I'm hoping this has been experienced by some of you. I did a simple job, double checked my wiring, no problem. Installed 2 baseboard Marley 4' 750W heaters. After 5 minutes of being on at 50% one of the smoke alarms went off.

I did smell what I guess to be paint, just like some new piece of metal being heated, which I took to be the new heaters.

Everythings wired right, simple job, so I'm supposing its just the paint heating up for the 1st time and will go away within an hr or 2? Any experiences like this? A bit tricky to explain to the customer.

Thanks!


----------



## MTW (Aug 28, 2013)

The elements have a bit of oil on them that burns off. That's probably what set off the alarms.


----------



## 480sparky (Sep 20, 2007)

Yep. Let the oil 'burn off' and it'll be fine.


----------



## onilozay (Jun 16, 2013)

Thanks just needed some input.


----------



## 480sparky (Sep 20, 2007)

Just warn the customer they'll smell 'a burning odor' again next fall when the heating season starts up again. Only then, it will be the dust that's settled on the elements.


----------



## 3DDesign (Oct 25, 2014)

I've filled an entire house with smoke. Knowing it would happen we opened all the windows first. Yep, oil on the elements.
Scary the first time you see it.


----------



## wildleg (Apr 12, 2009)

next time read the directions


----------



## Black Dog (Oct 16, 2011)

leave them on for a time, it may happen a few more times, they need to burn.


----------



## wcord (Jan 23, 2011)

3DDesign said:


> I've filled an entire house with smoke. Knowing it would happen we opened all the windows first. Yep, oil on the elements.
> Scary the first time you see it.


Same thing happened, except, the customer called the fire department. 
That was quite embarrassing:whistling2:
I had never seen so much oil on heaters before.


----------



## chicken steve (Mar 22, 2011)

And the FD creates yet another _'effin' lectrician' _statistic.....~CS~:whistling2:


----------



## Morse (Aug 1, 2015)

Hey now! But yes a bit scary at first. Especially with "one go all go" smokes.


----------



## wendon (Sep 27, 2010)

onilozay said:


> Hello,
> 
> 
> I'm hoping this has been experienced by some of you. I did a simple job, double checked my wiring, no problem. Installed 2 baseboard Marley 4' 750W heaters. After 5 minutes of being on at 50% one of the smoke alarms went off.
> ...


I might be mixed up but how do you put a baseboard heater on 50%?


----------



## Glock23gp (Mar 10, 2014)

As said previously when I install any heater I let it run for 30 min to an hour to let the oil burn off the elements and tell the customer BEFORE i do it. That way they know ahead of time a nasty burning smell is coming their way.

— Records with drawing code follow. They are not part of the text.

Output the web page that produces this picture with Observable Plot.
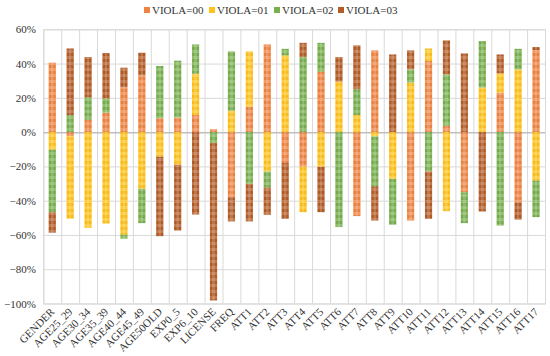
<!DOCTYPE html>
<html>
<head>
<meta charset="utf-8">
<script src="https://cdn.jsdelivr.net/npm/d3@7"></script>
<script src="https://cdn.jsdelivr.net/npm/@observablehq/plot@0.6"></script>
<style>
  html, body { margin: 0; padding: 0; background: #fff; }
  #legend { height: 20px; position: relative; font-family: "Liberation Serif", "Times New Roman", serif; font-size: 11px; color: #333; }
  #legend .item { position: absolute; top: 4px; line-height: 12px; white-space: nowrap; }
  #legend .sw { display: inline-block; width: 6px; height: 6px; margin-right: 2px; vertical-align: 1px; }
  svg { display: block; }
  svg text, svg g { font-family: "Liberation Serif", "Times New Roman", serif !important; }
</style>
</head>
<body>
<div id="legend"></div>
<div id="chart"></div>
<script>
const categories = ["GENDER","AGE25_29","AGE30_34","AGE35_39","AGE40_44","AGE45_49","AGE50OLD","EXP0_5","EXP6_10","LICENSE","FREQ",
  "ATT1","ATT2","ATT3","ATT4","ATT5","ATT6","ATT7","ATT8","ATT9","ATT10","ATT11","ATT12","ATT13","ATT14","ATT15","ATT16","ATT17"];
const seriesNames = ["VIOLA=00","VIOLA=01","VIOLA=02","VIOLA=03"];
const seriesColors = ["#ef8442","#ffc21a","#78b04e","#b55c26"];
const v00 = [40.5, -2.5, 7.2, 11.4, 26.2, 33.1, 8.1, 8.5, 10, 1.7, -38, 14.9, 51.2, -18, -20.2, 35.3, 0, -49, 47.7, 0, -51.6, 41.5, 3.7, -35.1, 0, 23.1, -40.9, 47.8];
const v01 = [-10.3, -48, -55.8, -53.3, -59.9, -33.1, -14.3, -19, 24.1, 0, 12.4, 32.2, -23, 44.8, -26.5, -20.2, 29.5, 10, -2.5, -27.3, 28.9, 7.3, -46.1, 0, 26, 11.2, 36.6, -28.3];
const v02 = [-36.4, 9.9, 13.1, 8.2, -2.3, -20, 30.5, 33.2, 17.1, -6.4, 34.7, -30.2, -9.4, 3.8, 43.8, 16.8, -55.4, 15, -29.1, -26.7, 7.7, -22.9, 30, -18, 27.1, -54.5, 12, -21.3];
const v03 = [-12, 38.9, 23.5, 26.5, 11.4, 13.2, -46.4, -38.4, -48.1, -91.8, -14.1, -21.9, -15.9, -32.6, 8.3, -26.5, 14.3, 25.6, -20, 45.3, 11.1, -27.7, 19.8, 45.9, -46.3, 11, -10.1, 1.8];
const yTicks = [-100, -80, -60, -40, -20, 0, 20, 40, 60];

const seriesValues = [v00, v01, v02, v03];
const data = [];
categories.forEach((c, i) => {
  seriesNames.forEach((s, j) => {
    data.push({category: c, series: s, value: seriesValues[j][i]});
  });
});

const fmt = d => (d < 0 ? "\u2212" : "") + Math.abs(d) + "%";
const W = 550, H = 336;
const mL = 43.3, mR = 5, mT = 9.3, mB = 52.5;
const step = (W - mL - mR) / categories.length;

const chart = Plot.plot({
  width: W,
  height: H,
  marginLeft: mL,
  marginRight: mR,
  marginTop: mT,
  marginBottom: mB,
  style: {fontFamily: "'Liberation Serif', 'Times New Roman', serif", fontSize: "11px", color: "#333", background: "#fff"},
  x: {domain: categories, paddingInner: 0.6, paddingOuter: 0.3, round: false, label: null},
  y: {domain: [-100, 60], label: null},
  color: {domain: seriesNames, range: seriesColors},
  marks: [
    Plot.ruleY(yTicks.filter(d => d !== 0), {stroke: "#d9d9d9", strokeWidth: 1}),
    Plot.ruleX(categories, {x: d => d, dx: -step / 2, stroke: "#d9d9d9", strokeWidth: 1}),
    Plot.frame({stroke: "#d9d9d9", strokeWidth: 1}),
    Plot.ruleY([0], {stroke: "#bfbfbf", strokeWidth: 1.5}),
    Plot.barY(data, {x: "category", y: "value", z: "series", fill: "series"}),
    Plot.barY(data, {x: "category", y: "value", z: "series", fill: "url(#stripes)"}),
    Plot.barY(data, {x: "category", y: "value", z: "series", fill: "url(#shine)"}),
    Plot.axisY({ticks: yTicks, tickFormat: fmt, tickSize: 0, tickPadding: 8, fill: "#333", fontSize: 11}),
    Plot.axisX({tickRotate: -45, tickSize: 0, tickPadding: 6, fill: "#333", fontSize: 11})
  ]
});

const svg = d3.select(chart);
const defs = svg.insert("defs", ":first-child");
const pat = defs.append("pattern")
  .attr("id", "stripes")
  .attr("patternUnits", "userSpaceOnUse")
  .attr("width", 20).attr("height", 6);
pat.append("rect").attr("x", 0).attr("y", 0).attr("width", 20).attr("height", 3)
  .attr("fill", "#fff").attr("fill-opacity", 0.16);
pat.append("rect").attr("x", 0).attr("y", 3).attr("width", 20).attr("height", 3)
  .attr("fill", "#000").attr("fill-opacity", 0.03);
const grad = defs.append("linearGradient").attr("id", "shine")
  .attr("x1", 0).attr("x2", 1).attr("y1", 0).attr("y2", 0);
[[0, 0], [0.3, 0], [0.35, 0.18], [0.65, 0.18], [0.7, 0], [1, 0]].forEach(([o, a]) => {
  grad.append("stop").attr("offset", o).attr("stop-color", "#fff").attr("stop-opacity", a);
});

document.getElementById("chart").appendChild(chart);

const legend = document.getElementById("legend");
const legendX = [144, 209, 274, 338];
seriesNames.forEach((s, j) => {
  const it = document.createElement("div");
  it.className = "item";
  it.style.left = legendX[j] + "px";
  it.innerHTML = `<span class="sw" style="background:${seriesColors[j]}"></span>${s}`;
  legend.appendChild(it);
});
</script>
</body>
</html>
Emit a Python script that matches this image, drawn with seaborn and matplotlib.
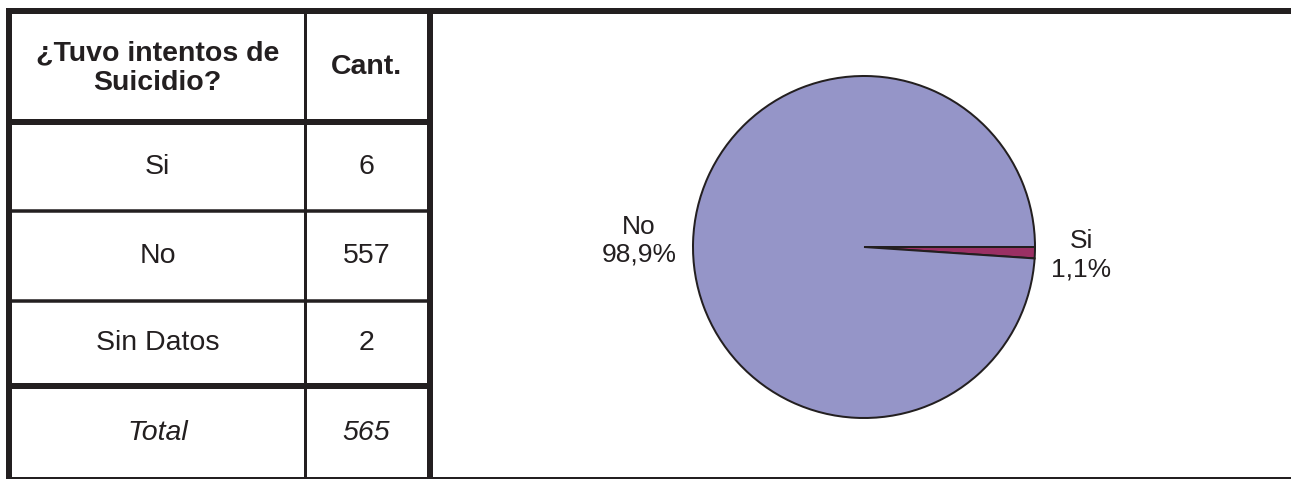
import matplotlib
matplotlib.use("Agg")
import matplotlib.pyplot as plt
import seaborn as sns
import numpy as np

# ---- data ----
header = ["¿Tuvo intentos de\nSuicidio?", "Cant."]
categories = ["Si", "No", "Sin Datos"]
counts = [6, 557, 2]
total_label = "Total"
total_value = 565
pie_labels = ["Si", "No"]
pie_values = [6, 557]
pie_colors = ["#9A3064", "#9595C8"]

sns.set_theme(style="white")
plt.rcParams['font.family'] = ['Liberation Sans', 'DejaVu Sans']

W, H = 1291, 479
DPI = 100
fig = plt.figure(figsize=(W / DPI, H / DPI), dpi=DPI)
fig.patch.set_facecolor("white")

ink = "#231F20"
PX = 72.0 / DPI  # points per pixel

# overlay axes in pixel coordinates
ov = fig.add_axes([0, 0, 1, 1])
ov.set_xlim(0, W)
ov.set_ylim(H, 0)
ov.axis("off")

def hline(y, x0, x1, w):
    ov.plot([x0, x1], [y, y], color=ink, lw=w * PX, solid_capstyle="butt", zorder=3)

def vline(x, y0, y1, w):
    ov.plot([x, x], [y0, y1], color=ink, lw=w * PX, solid_capstyle="butt", zorder=3)

# table geometry (pixels)
x_left, x_div, x_right = 9, 304.5, 430
y_top = 11
row_lines = [(122, 6), (211, 3.5), (301, 3.5), (386, 6)]
y_bot = 478

hline(y_top, 6, W, 6)
hline(y_bot, 6, W, 2)
vline(x_left, 8, H, 6)
vline(x_div, 13, H, 3)
vline(x_right, 8, H, 6)
for y, w in row_lines:
    hline(y, 6, 433, w)

c1 = (12 + 303) / 2
c2 = (306 + 427) / 2
fs = 20.5
ov.text(c1, 68, header[0], ha="center", va="center", fontsize=fs,
        fontweight="bold", color=ink, linespacing=1.2)
ov.text(c2, 67, header[1], ha="center", va="center", fontsize=fs,
        fontweight="bold", color=ink)

row_centers = [167.5, 256, 343]
for yc, cat, n in zip(row_centers, categories, counts):
    ov.text(c1, yc, cat, ha="center", va="center", fontsize=fs, color=ink)
    ov.text(c2, yc, str(n), ha="center", va="center", fontsize=fs, color=ink)
ov.text(c1, 433, total_label, ha="center", va="center", fontsize=fs,
        style="italic", color=ink)
ov.text(c2, 433, str(total_value), ha="center", va="center", fontsize=fs,
        style="italic", color=ink)

# pie axes
cx, cy, r = 864, 247, 171
pax = fig.add_axes([(cx - r) / W, (H - cy - r) / H, 2 * r / W, 2 * r / H])
wedges, _ = pax.pie(pie_values, colors=pie_colors, startangle=0,
                    counterclock=False,
                    wedgeprops=dict(edgecolor=ink, linewidth=2 * PX))
pax.set_xlim(-1, 1)
pax.set_ylim(-1, 1)
pax.set_aspect("equal")
pax.axis("off")

tot = sum(pie_values)
dists = [1.27, 1.316]
nudges = [-0.005, -0.009]
for wdg, lab, v, d, dy in zip(wedges, pie_labels, pie_values, dists, nudges):
    ang = np.deg2rad((wdg.theta1 + wdg.theta2) / 2)
    pct = f"{100 * v / tot:.1f}".replace(".", ",") + "%"
    pax.text(d * np.cos(ang), d * np.sin(ang) + dy, f"{lab}\n{pct}",
             ha="center", va="center", fontsize=19, color=ink,
             multialignment="center", linespacing=1.2, clip_on=False)

fig.savefig("out.png", dpi=DPI, facecolor="white")
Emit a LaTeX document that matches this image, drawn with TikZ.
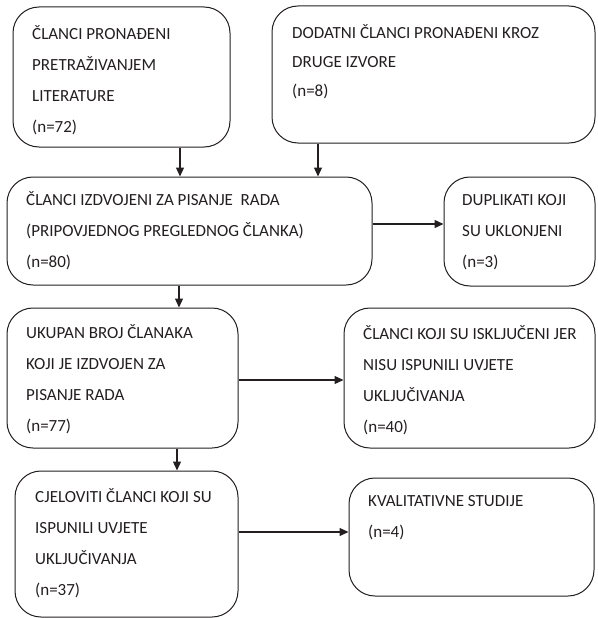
\documentclass[tikz,border=0pt]{standalone}
\usepackage{fontspec}
\setmainfont{Carlito}
\usetikzlibrary{arrows.meta}
\definecolor{ink}{RGB}{35, 31, 32}

\begin{document}
\begin{tikzpicture}[x=1pt, y=-1pt,
  box/.style={draw=ink, line width=1pt, rounded corners=26pt, inner sep=0pt},
  txt/.style={anchor=base west, align=left, inner sep=0pt, text=ink,
    font=\fontsize{17}{31}\selectfont},
  arr/.style={draw=ink, line width=1.3pt, -{Triangle[length=9pt, width=8pt]}}]
  \useasboundingbox (0, 0) rectangle (597, 618);

  % Top row (text nodes sit on the baseline of their last line)
  \node [box, minimum width=217pt, minimum height=140pt] (found) at (121.5, 77) {};
  \node [txt] (foundtxt) at (32, 132)
    {ČLANCI PRONAĐENI\\PRETRAŽIVANJEM\\LITERATURE\\(n=72)};

  \node [box, minimum width=323pt, minimum height=137pt] (extra) at (433.5, 74.5) {};
  \node [txt, font=\fontsize{17}{29}\selectfont] (extratxt) at (292, 96)
    {DODATNI ČLANCI PRONAĐENI KROZ\\DRUGE IZVORE\\(n=8)};

  % Second row
  \node [box, minimum width=365pt, minimum height=108pt] (picked) at (189.5, 231) {};
  \node [txt] (pickedtxt) at (26, 267.5)
    {ČLANCI IZDVOJENI ZA PISANJE~~RADA\\(PRIPOVJEDNOG PREGLEDNOG ČLANKA)\\(n=80)};

  \node [box, minimum width=151pt, minimum height=109pt] (dupes) at (519.5, 231.5) {};
  \node [txt] (dupestxt) at (462, 267.5)
    {DUPLIKATI KOJI\\SU UKLONJENI\\(n=3)};

  % Third row
  \node [box, minimum width=231pt, minimum height=140pt] (total) at (122.5, 378) {};
  \node [txt] (totaltxt) at (26, 431)
    {UKUPAN BROJ ČLANAKA\\KOJI JE IZDVOJEN ZA\\PISANJE RADA\\(n=77)};

  \node [box, minimum width=251pt, minimum height=140pt] (excl) at (469.5, 378) {};
  \node [txt] (excltxt) at (363, 432)
    {ČLANCI KOJI SU ISKLJUČENI JER\\NISU ISPUNILI UVJETE\\UKLJUČIVANJA\\(n=40)};

  % Fourth row
  \node [box, minimum width=223pt, minimum height=146pt] (full) at (126.5, 544) {};
  \node [txt] (fulltxt) at (35, 595.5)
    {CJELOVITI ČLANCI KOJI SU\\ISPUNILI UVJETE\\UKLJUČIVANJA\\(n=37)};

  \node [box, minimum width=245pt, minimum height=118pt] (qual) at (471.5, 537) {};
  \node [txt] (qualtxt) at (368, 537.5)
    {KVALITATIVNE STUDIJE\\(n=4)};

  % Arrows
  \draw [arr] ([xshift=58.5pt]found.south) -- ([xshift=58.5pt]found.south |- picked.north);
  \draw [arr] ([xshift=-115.5pt]extra.south) -- ([xshift=-115.5pt]extra.south |- picked.north);
  \draw [arr] ([yshift=7pt]picked.east) -- ([yshift=7pt]picked.east -| dupes.west);
  \draw [arr] ([xshift=-10.5pt]picked.south) -- ([xshift=-10.5pt]picked.south |- total.north);
  \draw [arr] ([yshift=-2pt]total.east) -- ([yshift=-2pt]total.east -| excl.west);
  \draw [arr] ([xshift=54.5pt]total.south) -- ([xshift=54.5pt]total.south |- full.north);
  \draw [arr] ([yshift=12pt]full.east) -- ([yshift=12pt]full.east -| qual.west);
\end{tikzpicture}
\end{document}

Sent from my SAMSUNG-SM-N910A using Tapatalk


----------



## Dennis Alwon (May 9, 2009)

I had a customer ask me to wire a new range in her crawl space because she was allergic to the fumes. She kept it there a month and everyday she burned the elements a bit to get rid of the oils. 

We installed it in her house and she had to take it out and get a used ranged....


----------



## telsa (May 22, 2015)

Dennis Alwon said:


> I had* a customer ask me to wire a new range in her crawl space* because she was allergic to the fumes. She kept it there a month and everyday she burned the elements a bit to get rid of the oils.
> 
> We installed it in her house and she had to take it out and get a used ranged....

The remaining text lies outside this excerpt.